Given, $\frac{xdy}{dx}-2y=x^4{y}^2$ or $\frac{dy}{dx}-\frac{2}{x}y=x^3{y}^2$. Now dividing by $y^2$, we get
$\frac{1}{y^2}\frac{dy}{dx}-\frac{2}{y}\frac{1}{x}=x^3$ ....(i)

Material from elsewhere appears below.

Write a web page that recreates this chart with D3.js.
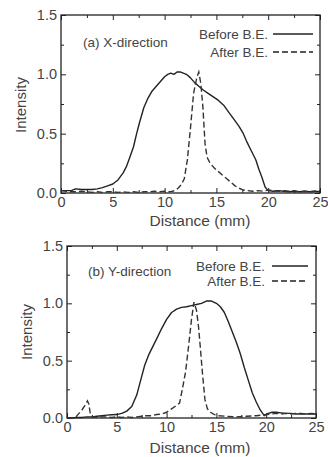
<!DOCTYPE html>
<html><head><meta charset="utf-8">
<script src="https://cdn.jsdelivr.net/npm/d3@7"></script>
<style>
html,body{margin:0;padding:0;background:#fff;}
svg{display:block;font-family:"Liberation Sans",Arial,sans-serif;}
</style></head>
<body>
<svg id="c" width="328" height="457"></svg>
<script>
// ---------- data ----------
const xTicks = [0, 5, 10, 15, 20, 25];
const yTicks = [0, 0.5, 1.0, 1.5];
const xMinor = [2.5, 7.5, 12.5, 17.5, 22.5];
const yMinor = [0.25, 0.75, 1.25];
const legendLabels = ["Before B.E.", "After B.E."];
const panelTitles = ["(a) X-direction", "(b) Y-direction"];
const xTitle = "Distance (mm)";
const yTitle = "Intensity";

const aBeforeX = [0,0.5,1,1.4,2,2.5,3,3.5,4,4.5,5,5.5,6,6.3,6.6,7,7.3,7.6,8,8.4,8.8,9.2,9.6,10,10.3,10.6,10.9,11.2,11.5,11.8,12.1,12.5,12.9,13.3,13.7,14.2,14.7,15.2,15.7,16.2,16.7,17.2,17.6,18,18.4,18.8,19.1,19.4,19.7,20,20.5,21,21.5,22,22.5,23,23.5,24,24.5,25];
const aBeforeY = [0.02,0.02,0.02,0.035,0.03,0.03,0.03,0.035,0.045,0.06,0.076,0.11,0.17,0.22,0.29,0.39,0.5,0.6,0.72,0.8,0.86,0.9,0.94,0.98,1.0,1.01,1.0,1.02,1.02,1.01,1.0,0.97,0.93,0.9,0.87,0.84,0.81,0.78,0.74,0.68,0.62,0.56,0.5,0.42,0.35,0.28,0.2,0.13,0.05,0.02,0.015,0.02,0.015,0.01,0.015,0.01,0.015,0.01,0.015,0.01];

const aAfterX = [0,0.5,1,1.5,2,2.5,3,3.5,4,4.5,5,5.5,6,6.5,7,7.5,8,8.5,9,9.5,10,10.5,11,11.3,11.6,11.9,12.2,12.5,12.8,13.1,13.3,13.5,13.7,13.9,14.1,14.4,14.8,15.2,15.6,16,16.4,16.8,17.2,17.6,18,18.5,19,19.5,20,20.5,21,21.5,22,22.5,23,23.5,24,24.5,25];
const aAfterY = [0.02,0.015,0.01,0.01,0.015,0.01,0.005,0.01,0.005,0.01,0.01,0.005,0.01,0.005,0.01,0.005,0.01,0.01,0.015,0.01,0.015,0.01,0.02,0.04,0.07,0.12,0.28,0.55,0.84,0.97,1.02,0.92,0.72,0.42,0.3,0.25,0.21,0.18,0.15,0.12,0.09,0.06,0.04,0.025,0.02,0.015,0.02,0.015,0.025,0.02,0.015,0.02,0.015,0.02,0.01,0.015,0.01,0.015,0.02];

const bBeforeX = [0,0.5,1,1.5,2,2.5,3,3.5,4,4.5,5,5.5,6,6.5,7,7.4,7.8,8.2,8.6,9,9.5,10,10.5,11,11.5,12,12.5,13,13.5,14,14.5,15,15.4,15.8,16.2,16.6,17,17.4,17.8,18.2,18.6,19,19.4,19.8,20.2,20.6,21,21.5,22,22.5,23,23.5,24,24.5,25];
const bBeforeY = [0,0,0.005,0.005,0.01,0.01,0.015,0.02,0.025,0.028,0.03,0.04,0.06,0.1,0.2,0.33,0.46,0.55,0.62,0.69,0.78,0.86,0.92,0.95,0.965,0.97,0.98,0.99,1.0,1.02,1.02,1.0,0.97,0.92,0.84,0.75,0.66,0.56,0.44,0.33,0.22,0.14,0.07,0.02,0.04,0.05,0.05,0.045,0.04,0.04,0.035,0.035,0.035,0.035,0.035];

const bAfterX = [0,0.5,0.9,1.2,1.5,1.8,2.05,2.2,2.35,2.6,3,3.5,4,4.5,5,5.5,6,6.5,7,7.5,8,8.5,9,9.5,10,10.5,11,11.3,11.6,11.9,12.2,12.5,12.75,13.0,13.2,13.4,13.6,13.85,14.1,14.4,14.8,15.2,16,17,18,19,19.5,20,20.5,21,21.5,22,22.5,23,23.5,24,24.5,25];
const bAfterY = [0,0,0.01,0.04,0.07,0.11,0.15,0.12,0.03,0.01,0.005,0.01,0.01,0.005,0.01,0.005,0.01,0.005,0.01,0.015,0.02,0.02,0.03,0.035,0.05,0.08,0.11,0.13,0.26,0.4,0.62,0.86,1.01,0.94,0.8,0.6,0.39,0.16,0.08,0.05,0.03,0.02,0.015,0.01,0.015,0.02,0.025,0.03,0.035,0.04,0.035,0.04,0.035,0.04,0.04,0.035,0.04,0.035];

// ---------- drawing ----------
const svg = d3.select("#c");
const TXT = "#444", LN = "#222";

function zip(xs, ys){ return xs.map((x,i)=>[x, ys[i]]); }

function panel(cfg){
  const {l, r, t, b} = cfg;
  const x = d3.scaleLinear().domain([0,25]).range([l, r]);
  const y = d3.scaleLinear().domain([0,1.5]).range([b, t]);
  const g = svg.append("g");

  const styleAxis = sel => {
    sel.select(".domain").remove();
    sel.selectAll("line").attr("stroke", LN).attr("stroke-width", 1);
    sel.selectAll("text").attr("fill", TXT).attr("font-size", 14.5).attr("font-family", "Liberation Sans, Arial, sans-serif");
  };

  g.append("g").attr("transform", `translate(0,${b})`)
    .call(d3.axisBottom(x).tickValues(xTicks).tickFormat(d3.format("d")).tickSize(-5).tickPadding(4))
    .call(styleAxis);
  g.append("g").attr("transform", `translate(0,${b})`)
    .call(d3.axisBottom(x).tickValues(xMinor).tickFormat("").tickSize(-3)).call(styleAxis);
  g.append("g").attr("transform", `translate(0,${t})`)
    .call(d3.axisTop(x).tickValues(xTicks).tickFormat("").tickSize(-5)).call(styleAxis);
  g.append("g").attr("transform", `translate(0,${t})`)
    .call(d3.axisTop(x).tickValues(xMinor).tickFormat("").tickSize(-3)).call(styleAxis);
  g.append("g").attr("transform", `translate(${l},0)`)
    .call(d3.axisLeft(y).tickValues(yTicks).tickFormat(d3.format(".1f")).tickSize(-5).tickPadding(4))
    .call(styleAxis);
  g.append("g").attr("transform", `translate(${l},0)`)
    .call(d3.axisLeft(y).tickValues(yMinor).tickFormat("").tickSize(-3)).call(styleAxis);
  g.append("g").attr("transform", `translate(${r},0)`)
    .call(d3.axisRight(y).tickValues(yTicks).tickFormat("").tickSize(-5)).call(styleAxis);
  g.append("g").attr("transform", `translate(${r},0)`)
    .call(d3.axisRight(y).tickValues(yMinor).tickFormat("").tickSize(-3)).call(styleAxis);

  g.append("rect").attr("x", l).attr("y", t).attr("width", r-l).attr("height", b-t)
    .attr("fill", "none").attr("stroke", LN).attr("stroke-width", 1.3);

  const line = d3.line().x(d=>x(d[0])).y(d=>y(d[1]));
  g.append("path").datum(zip(cfg.bx, cfg.by)).attr("d", line)
    .attr("fill","none").attr("stroke", LN).attr("stroke-width", 1.4).attr("stroke-linejoin","round");
  g.append("path").datum(zip(cfg.ax, cfg.ay)).attr("d", line)
    .attr("fill","none").attr("stroke", "#333").attr("stroke-width", 1.4).attr("stroke-dasharray","6,3");

  g.append("text").attr("x", cfg.titleX).attr("y", cfg.titleY).attr("dy","0.35em")
    .attr("font-size", 13.5).attr("fill", TXT).text(cfg.title);
  legendLabels.forEach((lab, i) => {
    const ly = cfg.legY[i];
    g.append("text").attr("x", cfg.legTextR).attr("y", ly).attr("dy","0.35em")
      .attr("text-anchor","end").attr("font-size", 13.5).attr("fill", TXT).text(lab);
    g.append("line").attr("x1", cfg.legL1).attr("x2", cfg.legL2).attr("y1", ly).attr("y2", ly)
      .attr("stroke", LN).attr("stroke-width", 1.4)
      .attr("stroke-dasharray", i === 1 ? "6,3" : null);
  });
  g.append("text").attr("x", cfg.xtX).attr("y", cfg.xtY).attr("dy","0.35em")
    .attr("text-anchor","middle").attr("font-size", 15.5).attr("fill", TXT).text(xTitle);
  g.append("text").attr("transform", `translate(${cfg.ytX},${cfg.ytY}) rotate(-90)`)
    .attr("dy","0.35em").attr("text-anchor","middle").attr("font-size", 15).attr("fill", TXT).text(yTitle);
}

panel({l:61, r:320, t:15, b:193, bx:aBeforeX, by:aBeforeY, ax:aAfterX, ay:aAfterY,
  title: panelTitles[0], titleX:83, titleY:42,
  legY:[34,52], legTextR:268, legL1:273, legL2:313,
  xtX:200, xtY:221, ytX:21, ytY:105});
panel({l:67, r:316, t:246, b:418, bx:bBeforeX, by:bBeforeY, ax:bAfterX, ay:bAfterY,
  title: panelTitles[1], titleX:88, titleY:271,
  legY:[266,281], legTextR:265, legL1:272, legL2:308,
  xtX:200, xtY:448, ytX:27, ytY:332});
</script>
</body></html>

This is a Bernouli's differential equation, substituting $\frac{-2}{y}=t$, we get $\Rightarrow \frac{2}{y^2}\frac{dy}{dx}=\frac{dt}{dx}$. So, equation (i) becomes
$\Rightarrow \frac{1}{2}\frac{dt}{dx}+\frac{t}{x}=x^3\Rightarrow \frac{dt}{dx}+\frac{2}{x}t=2x^3$
$IF=e^{\int \frac{2}{x}dx}=e^{2\ln x}=e^{\ln x^2}=x^2$
So, general solution is given by
$x^{2}t=\frac{2x^6}{6}+C\Rightarrow \frac{-x^2\cdot 2}{y}=\frac{x^6}{3}+C\Rightarrow \frac{-2}{y}=\frac{x^4}{3}+\frac{C}{x^2}$
If $x=1,y=-6\Rightarrow C=0$
$\therefore \frac{-2}{y}=\frac{x^4}{3}\Rightarrow y=\frac{-6}{x^4}$ i.e. $f(x)=\frac{-6}{x^4}$
Now, $\frac{dy}{dx}=24x^{-5}=\frac{24}{x^5}$. Hence, ${\frac{dy}{dx}]}_{x=3^{\frac{1}{5}}}=\frac{24}{3}=8$.